Consequences of a sense of alarm

   p) Those gut feelings of alarm or reassurance, if there's something that makes me worry, that's a feeling that I feel I want do follow up on. They're alarming signals and I need to check them, I need to make sure for myself whether it's something I really need to act upon or whether I can ignore it because it's nothing serious. (N0819). It raises my state of alertness. I tend to literally sit up and start to focus more. (N0412).

   q) Those cases in which I think I have a gut feeling that it's OK, but rational arguments say it's not, I always refer those, on rational arguments, to be on the safe side. And cases where rational arguments say it's OK but my gut feelings say there's something wrong, I also refer, based on my gut feeling. (M0754).

Compass

   r) I had this patient presenting with tightness of the chest, not elicited by exertion, not responding to nitro, nothing in the family history except a younger brother who had some heart complaints at one stage. Apart from that, nothing at all, and yet... He didn't sweat, he seemed very well, and still I had this feeling that I didn't trust the situation. I don't know why... So it turned out he had an inferior wall infarction, and I thought: Yes, I was right! There were no clear indications of an infarction, but I just didn't trust it. And now I won't care if the next four patients I refer turn out to have nothing wrong with them. (M0638)

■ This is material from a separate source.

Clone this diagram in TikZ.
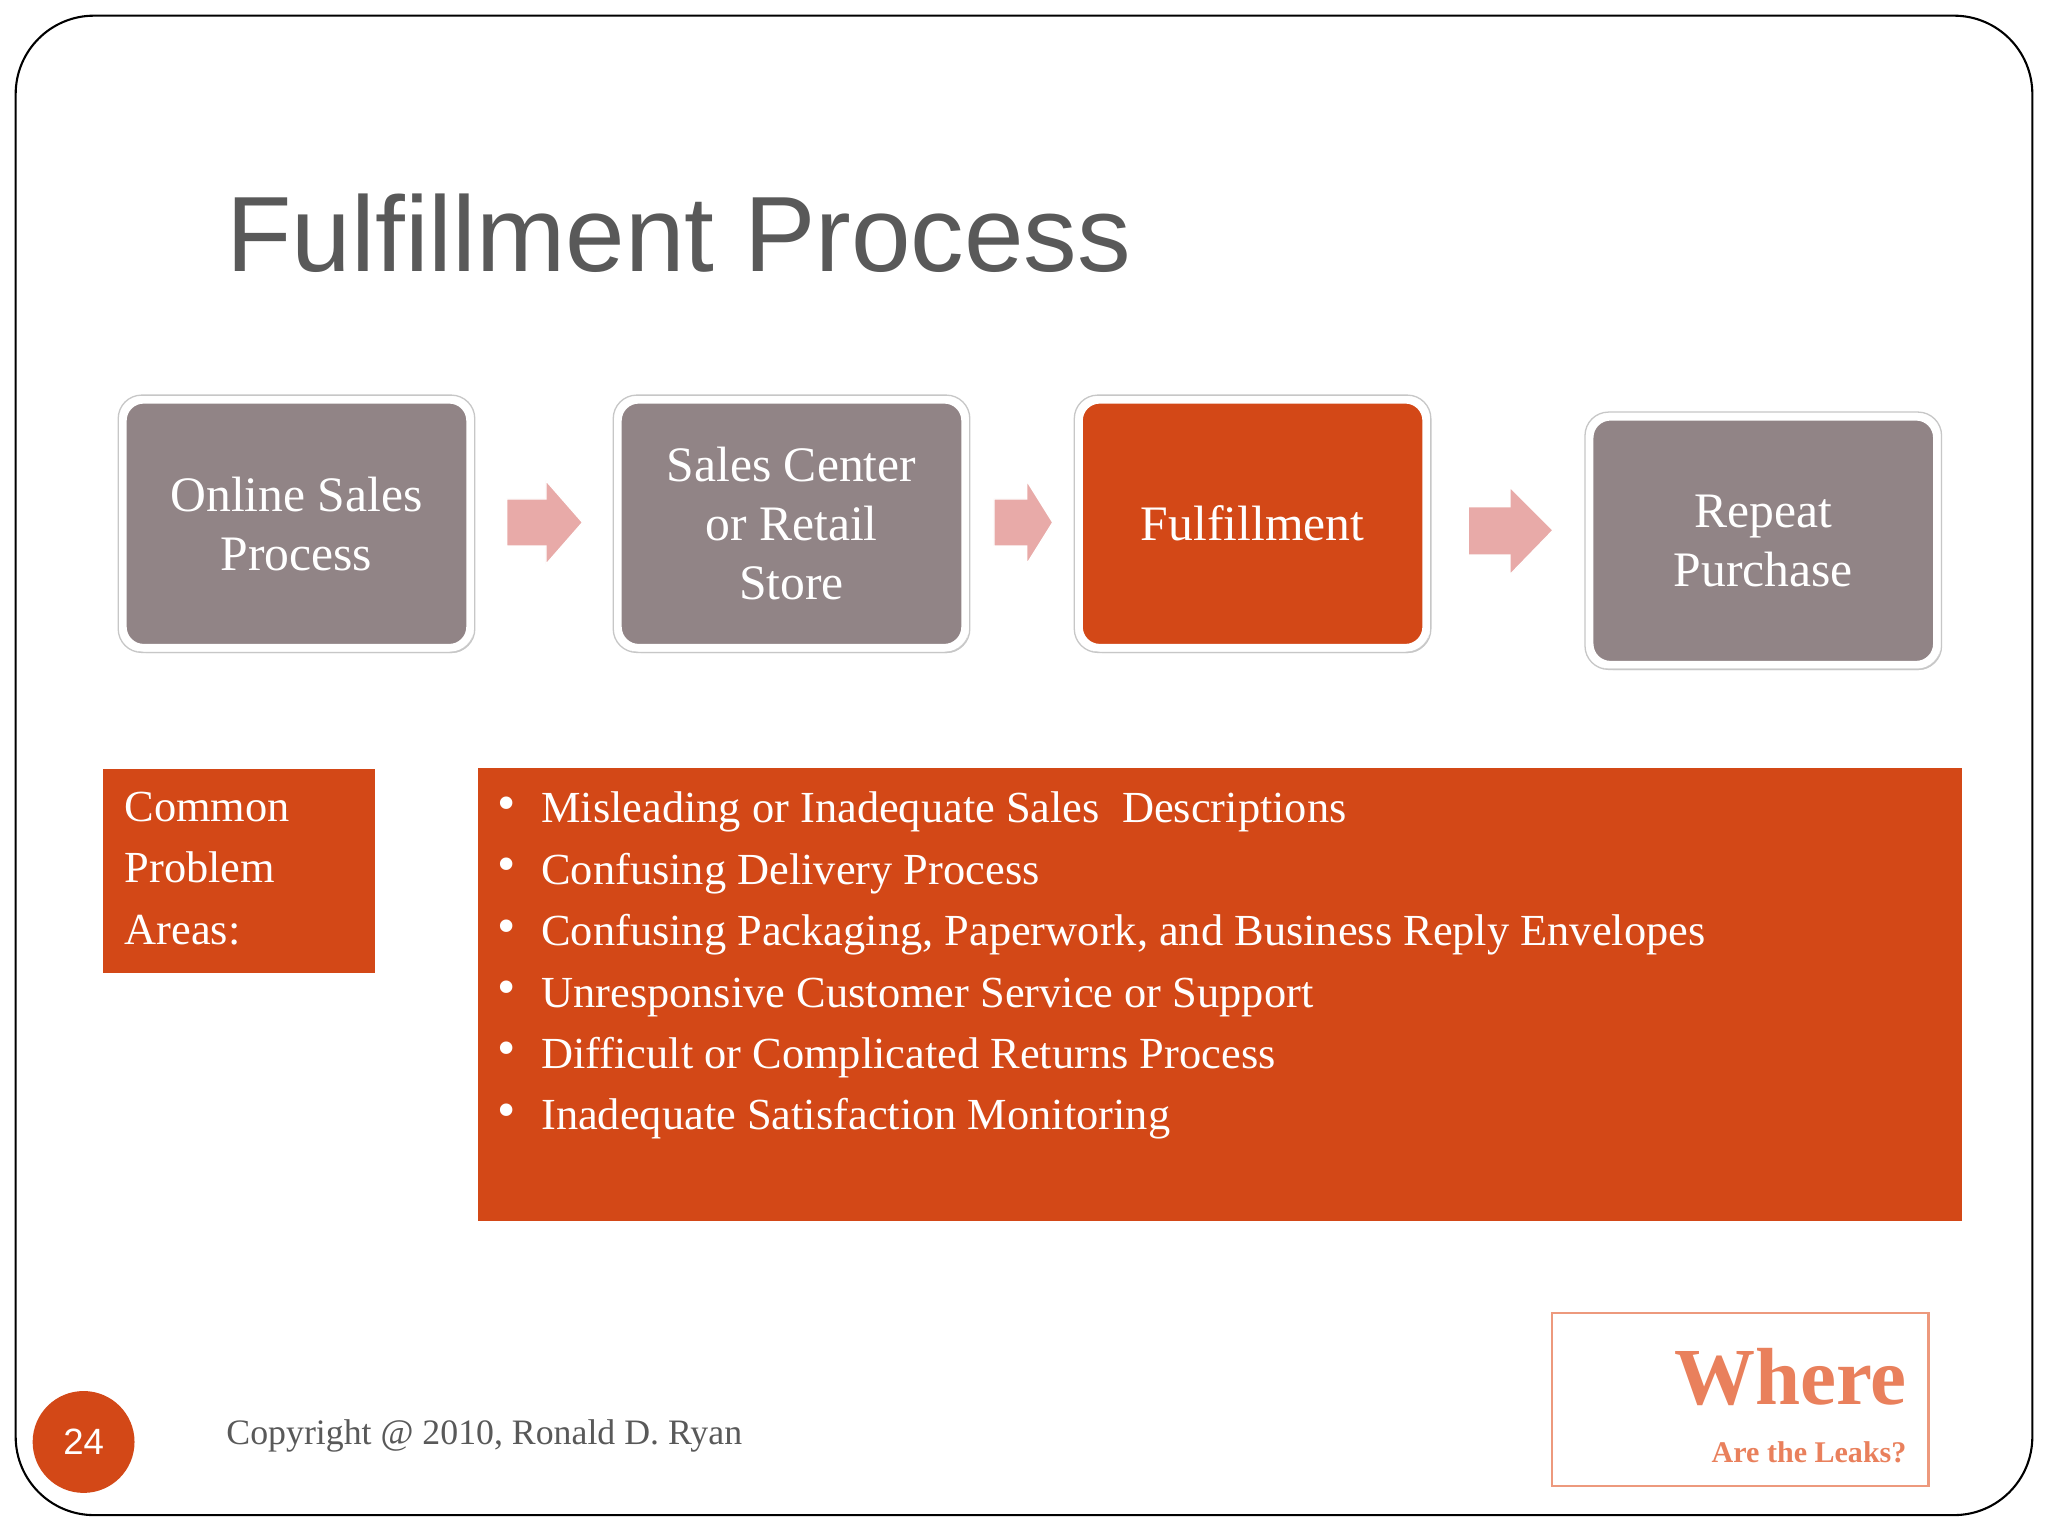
\documentclass[tikz,border=0pt]{standalone}
\usepackage{fontspec}
\setmainfont{Liberation Serif}
\newfontfamily\sans{Liberation Sans}
\usetikzlibrary{shadows}
\definecolor{gbox}{HTML}{918486}
\definecolor{obox}{HTML}{D34817}
\definecolor{parrow}{HTML}{E8AAA8}
\definecolor{ttl}{HTML}{595959}
\definecolor{wh}{HTML}{E9805C}
\begin{document}
\begin{tikzpicture}[x=0.5pt,y=-0.5pt,
 procbox/.style={draw=white,line width=3pt,rounded corners=8pt,text=white,font=\fontsize{19}{22.5}\selectfont,align=center,
   drop shadow={shadow xshift=1pt,shadow yshift=-2pt,opacity=0.35}},
 outl/.style={draw=black!22,line width=0.5pt,rounded corners=9pt},
 parr/.style={fill=parrow,draw=white,line width=0.5pt},
 probtxt/.style={font=\fontsize{17}{23.5}\selectfont,text=white}]
\useasboundingbox (0,0) rectangle (1568,1176);
\fill[white] (0,0) rectangle (1568,1176);
\draw[line width=0.8pt,rounded corners=30pt] (12,12) rectangle (1556,1160);
\node[anchor=base west,font=\sans\fontsize{41}{48}\selectfont,text=ttl,inner sep=0] (title) at (173,208) {Fulfillment Process};
\node[procbox,fill=gbox,minimum width=133pt,minimum height=95pt] (s1) at (227,401) {Online Sales\\Process};
\node[procbox,fill=gbox,minimum width=133pt,minimum height=95pt] (s2) at (606,401) {Sales Center\\or Retail\\Store};
\node[procbox,fill=obox,minimum width=133pt,minimum height=95pt] (s3) at (959,401) {Fulfillment};
\node[procbox,fill=gbox,minimum width=133pt,minimum height=95pt] (s4) at (1350,414) {Repeat\\Purchase};
\foreach \n in {s1,s2,s3,s4}{\draw[outl] ([shift={(-0.5,-0.5)}]\n.north west) rectangle ([shift={(0.5,0.5)}]\n.south east);}
\draw[parr] (388,382) -- (418,382) -- (418,368) -- (446,400) -- (418,432) -- (418,418) -- (388,418) -- cycle;
\draw[parr] (761,382) -- (786,382) -- (786,368) -- (806,400) -- (786,432) -- (786,418) -- (761,418) -- cycle;
\draw[parr] (1124,388) -- (1156,388) -- (1156,373) -- (1189,406) -- (1156,440) -- (1156,425) -- (1124,425) -- cycle;
\node[fill=obox,minimum width=104pt,minimum height=78pt,inner sep=0] (cp) at (183,667) {};
\node[probtxt,anchor=north west,align=left,inner sep=0] (cpt) at (95,606) {Common\\Problem\\Areas:};
\node[fill=obox,minimum width=568pt,minimum height=173.5pt,inner sep=0] (pb) at (934,761.5) {};
\foreach \t [count=\i] in {Misleading or Inadequate Sales\ \ Descriptions,Confusing Delivery Process,{Confusing Packaging, Paperwork, and Business Reply Envelopes},Unresponsive Customer Service or Support,Difficult or Complicated Returns Process,Inadequate Satisfaction Monitoring}{
 \node[probtxt,anchor=base west,inner sep=0] (b\i) at (414,{630+47*(\i-1)}) {\t};
 \node[text=white,anchor=base,inner sep=0,font=\fontsize{20}{20}\selectfont] (d\i) at (388,{628+47*(\i-1)}) {\textbullet};
}
\node[circle,fill=obox,minimum size=39pt,inner sep=0,text=white,font=\sans\fontsize{14}{14}\selectfont] (pg) at (64,1104) {24};
\node[anchor=base west,inner sep=0,text=ttl,font=\fontsize{13.7}{16}\selectfont] (cr) at (173,1106) {Copyright @ 2010, Ronald D. Ryan};
\node[draw=wh!80,line width=0.8pt,minimum width=144pt,minimum height=66pt,inner sep=0] (wb) at (1332.5,1071.5) {};
\node[anchor=base east,inner sep=0,text=wh,font=\bfseries\fontsize{31}{34}\selectfont] (w1) at (1460,1075) {Where};
\node[anchor=base east,inner sep=0,text=wh,font=\bfseries\fontsize{11.5}{14}\selectfont] (w2) at (1460,1120) {Are the Leaks?};
\end{tikzpicture}
\end{document}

   s) There's a new patient every ten minutes, right, you have to try and understand the problem presented by a patient, you have to ask questions, have the patient undress, do a physical exam, have the patient put on their clothes again, then discuss your findings, explain what you think it is and then make out a prescription and explain about the therapy or try to reassure them before getting ri... err, before getting them to leave, so to say (laughter). And all of that must be done within ten minutes, as you have thirty or thirty-five patients to see that day. So at a certain point you have to, you really need that gut feeling, or you would never get through your surgery, honestly. If you didn't have that gut feeling, you might as well give up tomorrow, I think. This sense of reassurance or alarm, which brings you to your diagnosis, if you haven't got that and always have to rely only on lists and theoretical knowledge, you'd never make it through surgery hour. (H2089).